Islam in Papua New Guinea is a minority religion in the predominantly Christian country, with around 10,000 followers as of 2021. Papuan Muslims are largely concentrated in Port Moresby and villages situated in the Highlands.

The majority of Muslims follow Sunni traditions. The majority of Muslims in Papua New Guinea are indigenous Papua New Guineans.

==History==

=== 16th to 19th century ===
The history of Islam in New Guinea is obscure due to the lack of any historical sources. However, Muslim trading networks operated in and around New Guinea from the 16th to 19th centuries. More direct contact with Muslims occurred somewhere between the 17th and late 18th century when Muslim merchants from Seram arrived in the region to conduct trade. During this period, there was much contact between the Seramese merchants and the peoples of the Trans-Fly coastal region. By the middle of the 16th century, knowledge of ironworking reached New Guinea, introduced by Muslims from Maluku. Although trading contacts between the two came more infrequent as time passed, there was a continued presence of Muslim traders in the region as late as the 1870s.

There was a presence of Muslim Makassar merchants and Muslim laborers in southern Papua New Guinea in the 19th and 20th centuries but little is known of their religious practices or impact on the natives of the area. Despite centuries of contact with Muslims, there seems to have been little Islamic influence in Papua New Guinea except in certain rituals or customs among some native tribes.

=== 20th century ===
In the 1970s, the Muslim population of Papua New Guinea was estimated to be only 120. Most were expatriate workers from Africa and South Asia.

In 1982, Islam was officially recognized by the government.

In 1988, Muslims in Papua New Guinea set up the first Islamic center, with the help of a Malaysia-based Islamic organization and the Saudi Ministry of Islamic affairs.
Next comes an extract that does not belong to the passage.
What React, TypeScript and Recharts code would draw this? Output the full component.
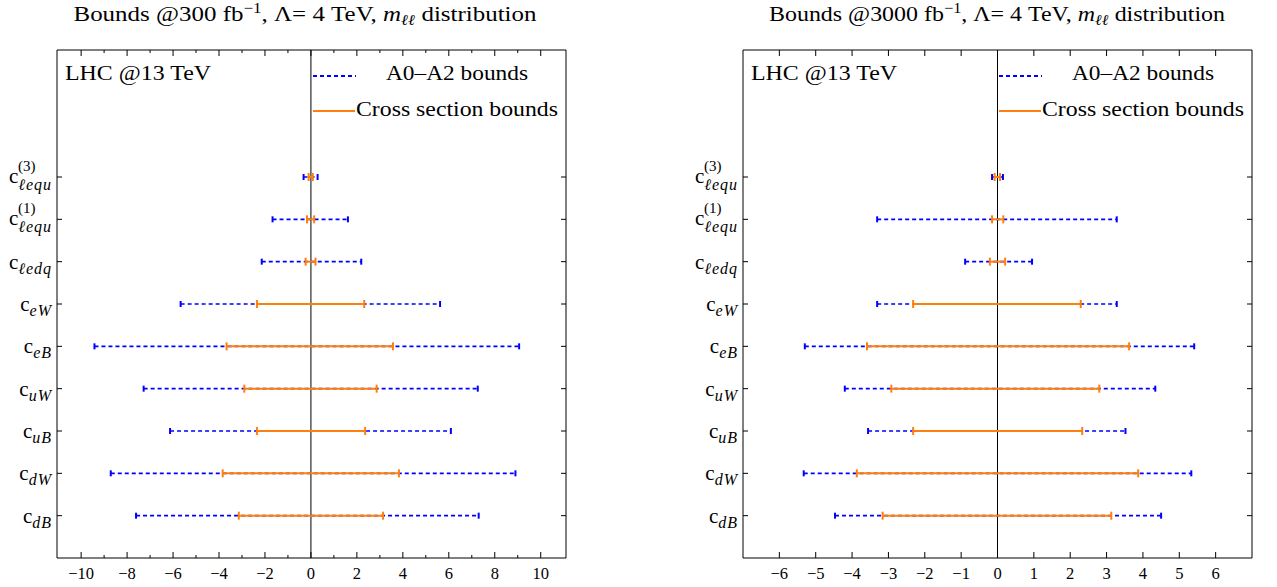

In 1996, three more Islamic centers were established, with the help of the Muslim World League. There are now seven Islamic centers in the nation. The first mosque, known as the Baitul Kareem Mosque, was built in 1988 in Kimbe, New Britain, by the Ahmadiyya Muslims.

==Present-day==

There are pockets of Muslims around Port Moresby, in Baimuru, Daru, Marshall Lagoon, the Musa Valley and in the islands of New Britain and New Ireland. It is in the Highlands that Islam has seen the most growth.

===Population===
According to the 2000 National Population Census of Papua New Guinea, there are an estimated 756 Muslims in PNG, increased from 440 Muslims according to 1990 census.

In 2001, there were under 500 Muslims in PNG. In 2007, the U.S. Department of State estimated that there were about 2,000 Muslims in the country. In 2008, the Australian Broadcasting Corporation cited that there were more than 4,000 Muslims in the country, with "reports of entire villages converting at the same time." In 2012, Scott Flower estimated that there were over 5,000 Muslims, claiming a 500% increase since 2001. In 2021, The United States State Department estimated that there are about 10,000 Muslims in the country.

=== Issues ===
In the past, the Papuan government was opposed to formally recognizing Islam and its institutions. To the present day, the government has threatened to ban Islam. Muslims have experienced discrimination and even violence from the Christian majority.